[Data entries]
- - - - -

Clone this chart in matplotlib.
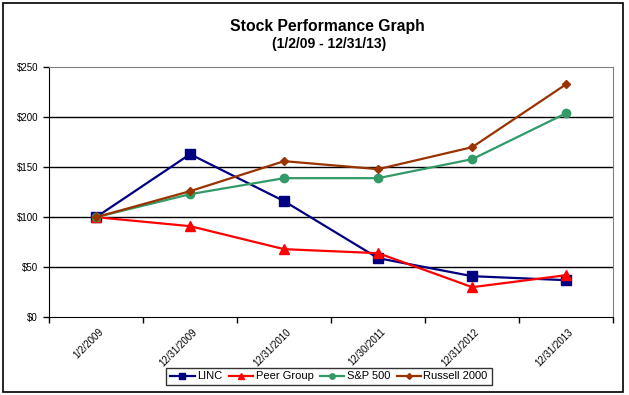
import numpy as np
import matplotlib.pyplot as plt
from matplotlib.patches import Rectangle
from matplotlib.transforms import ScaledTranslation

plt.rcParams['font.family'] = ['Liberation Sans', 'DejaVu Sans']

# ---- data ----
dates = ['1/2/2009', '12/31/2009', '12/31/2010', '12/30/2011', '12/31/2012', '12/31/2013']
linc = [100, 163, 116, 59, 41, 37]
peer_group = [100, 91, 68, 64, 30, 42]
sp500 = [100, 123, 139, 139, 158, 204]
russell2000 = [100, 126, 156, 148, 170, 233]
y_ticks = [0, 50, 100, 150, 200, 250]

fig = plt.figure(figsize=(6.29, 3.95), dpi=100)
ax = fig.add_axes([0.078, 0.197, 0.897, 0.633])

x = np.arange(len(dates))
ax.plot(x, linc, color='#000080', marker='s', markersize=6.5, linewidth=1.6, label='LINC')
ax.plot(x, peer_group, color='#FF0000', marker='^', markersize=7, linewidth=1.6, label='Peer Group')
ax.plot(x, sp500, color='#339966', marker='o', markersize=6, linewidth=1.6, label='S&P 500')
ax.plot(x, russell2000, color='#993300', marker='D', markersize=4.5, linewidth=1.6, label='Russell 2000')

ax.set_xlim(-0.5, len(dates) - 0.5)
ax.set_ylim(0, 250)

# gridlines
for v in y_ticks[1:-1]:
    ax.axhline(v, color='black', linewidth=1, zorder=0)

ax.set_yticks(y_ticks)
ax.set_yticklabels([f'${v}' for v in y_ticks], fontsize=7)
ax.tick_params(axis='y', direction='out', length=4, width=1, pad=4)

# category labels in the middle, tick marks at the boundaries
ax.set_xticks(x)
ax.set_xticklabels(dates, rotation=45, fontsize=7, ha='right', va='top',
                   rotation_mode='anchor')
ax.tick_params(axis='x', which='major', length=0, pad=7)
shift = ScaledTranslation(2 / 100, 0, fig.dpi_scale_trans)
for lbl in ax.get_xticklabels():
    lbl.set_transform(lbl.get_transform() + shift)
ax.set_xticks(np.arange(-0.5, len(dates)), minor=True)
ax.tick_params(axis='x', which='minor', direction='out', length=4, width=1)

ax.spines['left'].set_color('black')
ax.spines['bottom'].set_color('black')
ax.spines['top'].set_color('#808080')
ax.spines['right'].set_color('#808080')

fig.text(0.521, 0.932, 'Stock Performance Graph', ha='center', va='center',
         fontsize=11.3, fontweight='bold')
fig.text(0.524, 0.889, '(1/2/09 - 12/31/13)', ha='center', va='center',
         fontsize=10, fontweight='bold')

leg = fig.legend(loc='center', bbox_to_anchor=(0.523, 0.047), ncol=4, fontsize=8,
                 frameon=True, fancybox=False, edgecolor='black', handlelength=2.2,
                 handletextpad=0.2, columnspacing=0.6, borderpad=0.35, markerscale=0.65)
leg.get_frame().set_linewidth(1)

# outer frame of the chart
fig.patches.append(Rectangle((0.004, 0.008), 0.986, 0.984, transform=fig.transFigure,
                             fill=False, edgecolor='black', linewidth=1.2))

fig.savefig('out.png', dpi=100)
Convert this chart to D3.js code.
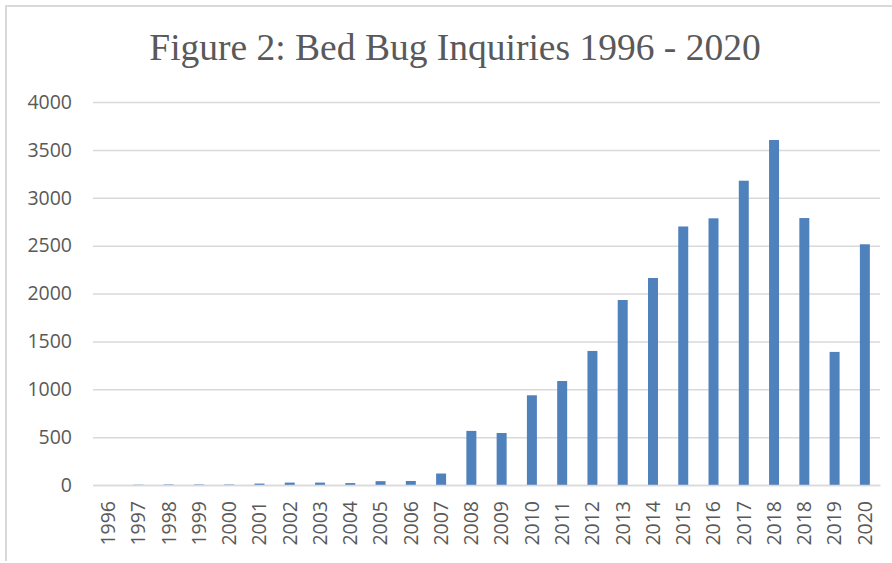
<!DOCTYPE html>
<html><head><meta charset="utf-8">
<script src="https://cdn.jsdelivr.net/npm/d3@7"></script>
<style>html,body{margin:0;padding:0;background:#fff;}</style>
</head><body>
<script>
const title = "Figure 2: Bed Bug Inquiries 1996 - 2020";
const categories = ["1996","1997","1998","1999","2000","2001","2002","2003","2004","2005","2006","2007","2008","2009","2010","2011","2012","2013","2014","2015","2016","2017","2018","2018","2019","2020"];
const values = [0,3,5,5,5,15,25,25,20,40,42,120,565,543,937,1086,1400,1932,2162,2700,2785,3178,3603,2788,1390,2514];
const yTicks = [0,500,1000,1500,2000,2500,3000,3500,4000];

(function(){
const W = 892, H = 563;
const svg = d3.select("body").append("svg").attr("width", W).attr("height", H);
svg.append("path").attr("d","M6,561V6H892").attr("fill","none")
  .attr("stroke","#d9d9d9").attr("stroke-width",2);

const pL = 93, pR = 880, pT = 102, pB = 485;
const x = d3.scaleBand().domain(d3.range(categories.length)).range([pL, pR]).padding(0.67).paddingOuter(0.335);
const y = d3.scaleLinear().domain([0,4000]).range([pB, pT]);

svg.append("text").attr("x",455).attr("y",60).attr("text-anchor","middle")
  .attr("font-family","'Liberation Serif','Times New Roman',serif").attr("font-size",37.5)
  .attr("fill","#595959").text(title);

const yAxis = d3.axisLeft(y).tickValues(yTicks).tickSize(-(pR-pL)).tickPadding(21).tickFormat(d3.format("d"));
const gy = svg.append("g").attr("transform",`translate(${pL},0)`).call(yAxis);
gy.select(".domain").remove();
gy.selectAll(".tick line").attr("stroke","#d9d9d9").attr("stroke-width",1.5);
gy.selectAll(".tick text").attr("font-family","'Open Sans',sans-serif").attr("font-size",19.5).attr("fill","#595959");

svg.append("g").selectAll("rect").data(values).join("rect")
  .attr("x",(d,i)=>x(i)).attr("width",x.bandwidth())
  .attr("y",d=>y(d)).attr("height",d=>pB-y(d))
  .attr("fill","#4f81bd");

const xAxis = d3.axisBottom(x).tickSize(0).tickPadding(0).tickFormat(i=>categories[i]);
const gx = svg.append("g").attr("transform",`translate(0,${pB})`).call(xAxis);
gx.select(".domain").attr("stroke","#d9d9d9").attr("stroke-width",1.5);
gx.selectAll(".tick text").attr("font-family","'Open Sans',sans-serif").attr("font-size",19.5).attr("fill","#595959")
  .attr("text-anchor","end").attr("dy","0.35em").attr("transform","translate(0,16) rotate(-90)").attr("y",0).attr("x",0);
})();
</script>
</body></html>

- - - - -

WHAT YOU SHOULD DO:
Quote the material exactly. Pictures stay out.

RESULT:
Clone this chart in matplotlib.
import numpy as np
import matplotlib.pyplot as plt
from matplotlib.patches import Rectangle
from matplotlib.transforms import ScaledTranslation

plt.rcParams['font.family'] = ['Liberation Sans', 'DejaVu Sans']

# ---- data ----
dates = ['1/2/2009', '12/31/2009', '12/31/2010', '12/30/2011', '12/31/2012', '12/31/2013']
linc = [100, 163, 116, 59, 41, 37]
peer_group = [100, 91, 68, 64, 30, 42]
sp500 = [100, 123, 139, 139, 158, 204]
russell2000 = [100, 126, 156, 148, 170, 233]
y_ticks = [0, 50, 100, 150, 200, 250]

fig = plt.figure(figsize=(6.29, 3.95), dpi=100)
ax = fig.add_axes([0.078, 0.197, 0.897, 0.633])

x = np.arange(len(dates))
ax.plot(x, linc, color='#000080', marker='s', markersize=6.5, linewidth=1.6, label='LINC')
ax.plot(x, peer_group, color='#FF0000', marker='^', markersize=7, linewidth=1.6, label='Peer Group')
ax.plot(x, sp500, color='#339966', marker='o', markersize=6, linewidth=1.6, label='S&P 500')
ax.plot(x, russell2000, color='#993300', marker='D', markersize=4.5, linewidth=1.6, label='Russell 2000')

ax.set_xlim(-0.5, len(dates) - 0.5)
ax.set_ylim(0, 250)

# gridlines
for v in y_ticks[1:-1]:
    ax.axhline(v, color='black', linewidth=1, zorder=0)

ax.set_yticks(y_ticks)
ax.set_yticklabels([f'${v}' for v in y_ticks], fontsize=7)
ax.tick_params(axis='y', direction='out', length=4, width=1, pad=4)

# category labels in the middle, tick marks at the boundaries
ax.set_xticks(x)
ax.set_xticklabels(dates, rotation=45, fontsize=7, ha='right', va='top',
                   rotation_mode='anchor')
ax.tick_params(axis='x', which='major', length=0, pad=7)
shift = ScaledTranslation(2 / 100, 0, fig.dpi_scale_trans)
for lbl in ax.get_xticklabels():
    lbl.set_transform(lbl.get_transform() + shift)
ax.set_xticks(np.arange(-0.5, len(dates)), minor=True)
ax.tick_params(axis='x', which='minor', direction='out', length=4, width=1)

ax.spines['left'].set_color('black')
ax.spines['bottom'].set_color('black')
ax.spines['top'].set_color('#808080')
ax.spines['right'].set_color('#808080')

fig.text(0.521, 0.932, 'Stock Performance Graph', ha='center', va='center',
         fontsize=11.3, fontweight='bold')
fig.text(0.524, 0.889, '(1/2/09 - 12/31/13)', ha='center', va='center',
         fontsize=10, fontweight='bold')

leg = fig.legend(loc='center', bbox_to_anchor=(0.523, 0.047), ncol=4, fontsize=8,
                 frameon=True, fancybox=False, edgecolor='black', handlelength=2.2,
                 handletextpad=0.2, columnspacing=0.6, borderpad=0.35, markerscale=0.65)
leg.get_frame().set_linewidth(1)

# outer frame of the chart
fig.patches.append(Rectangle((0.004, 0.008), 0.986, 0.984, transform=fig.transFigure,
                             fill=False, edgecolor='black', linewidth=1.2))

fig.savefig('out.png', dpi=100)
Convert this chart to D3.js code.
<!DOCTYPE html>
<html><head><meta charset="utf-8">
<script src="https://cdn.jsdelivr.net/npm/d3@7"></script>
<style>html,body{margin:0;padding:0;background:#fff;}</style>
</head><body>
<script>
const title = "Figure 2: Bed Bug Inquiries 1996 - 2020";
const categories = ["1996","1997","1998","1999","2000","2001","2002","2003","2004","2005","2006","2007","2008","2009","2010","2011","2012","2013","2014","2015","2016","2017","2018","2018","2019","2020"];
const values = [0,3,5,5,5,15,25,25,20,40,42,120,565,543,937,1086,1400,1932,2162,2700,2785,3178,3603,2788,1390,2514];
const yTicks = [0,500,1000,1500,2000,2500,3000,3500,4000];

(function(){
const W = 892, H = 563;
const svg = d3.select("body").append("svg").attr("width", W).attr("height", H);
svg.append("path").attr("d","M6,561V6H892").attr("fill","none")
  .attr("stroke","#d9d9d9").attr("stroke-width",2);

const pL = 93, pR = 880, pT = 102, pB = 485;
const x = d3.scaleBand().domain(d3.range(categories.length)).range([pL, pR]).padding(0.67).paddingOuter(0.335);
const y = d3.scaleLinear().domain([0,4000]).range([pB, pT]);

svg.append("text").attr("x",455).attr("y",60).attr("text-anchor","middle")
  .attr("font-family","'Liberation Serif','Times New Roman',serif").attr("font-size",37.5)
  .attr("fill","#595959").text(title);

const yAxis = d3.axisLeft(y).tickValues(yTicks).tickSize(-(pR-pL)).tickPadding(21).tickFormat(d3.format("d"));
const gy = svg.append("g").attr("transform",`translate(${pL},0)`).call(yAxis);
gy.select(".domain").remove();
gy.selectAll(".tick line").attr("stroke","#d9d9d9").attr("stroke-width",1.5);
gy.selectAll(".tick text").attr("font-family","'Open Sans',sans-serif").attr("font-size",19.5).attr("fill","#595959");

svg.append("g").selectAll("rect").data(values).join("rect")
  .attr("x",(d,i)=>x(i)).attr("width",x.bandwidth())
  .attr("y",d=>y(d)).attr("height",d=>pB-y(d))
  .attr("fill","#4f81bd");

const xAxis = d3.axisBottom(x).tickSize(0).tickPadding(0).tickFormat(i=>categories[i]);
const gx = svg.append("g").attr("transform",`translate(0,${pB})`).call(xAxis);
gx.select(".domain").attr("stroke","#d9d9d9").attr("stroke-width",1.5);
gx.selectAll(".tick text").attr("font-family","'Open Sans',sans-serif").attr("font-size",19.5).attr("fill","#595959")
  .attr("text-anchor","end").attr("dy","0.35em").attr("transform","translate(0,16) rotate(-90)").attr("y",0).attr("x",0);
})();
</script>
</body></html>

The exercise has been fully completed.